Robert Simola, California USA
Finnegans Wake
9 x 6 in, Castello boxwood, Van Son on unknown paper, edition 50. My take on humanity is ‘Finnegans Wake,’ a wood engraving using Castillo boxwood. It is an ekphrastic print and the poem that goes with the print is the following: Finnegans Wake – you notice how the ending dribbles out to nothing? ‘a last, a loved, along the’ It’s out of gas. It can’t complete the thought unless you start the cycle once again at riverrun, but who would read the thing a second time or even read it once? The book is better if it’s not been read. It’s like a lot of things that’s better left to our imagination-like this poem Once this poem’s written down and read it’s fixed. It’s formulated on a pin. It’s dead. There isn’t any movement, life. It’s static. Moribund. Deceased. And so there isn’t any poem here today It’s left unwritten, left to gestate, and I chose this because for me here is neither certainty, completeness, nor the possibility of defining what humanity is or will become. Instead there is a cycle that repeats but never repeats to completion much like James Joyce’s novel, Finnegans Wake.

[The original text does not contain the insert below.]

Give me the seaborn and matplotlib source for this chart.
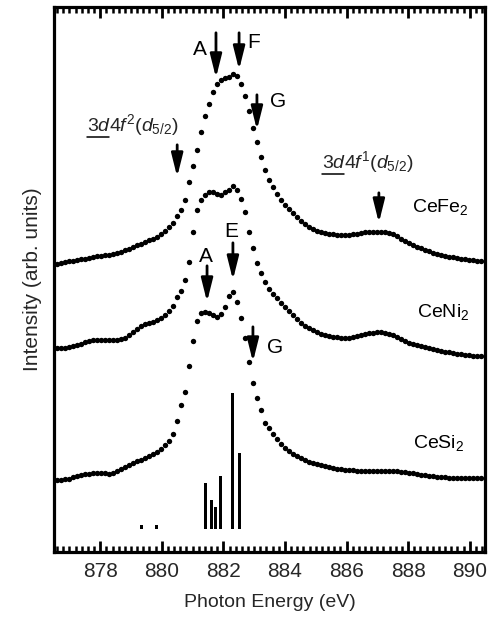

Joseph Taylor, Evanston, IL USA
Struggle
9 x 6 in, birch plywood, Graphic Chemical franklin black on sumii pad, edition 40.
Anne van Oppen, Southern CA USA
Harmony
9 x 6 in, linoleum, Caligo Safe Wash and Carbonnel Aqua Wash on unknown paper, edition 30. I did not plan well for the spider in this reduction cut. So I cut a stamp out of a gum eraser and added him at the end. I hand-dyed the paper before printing.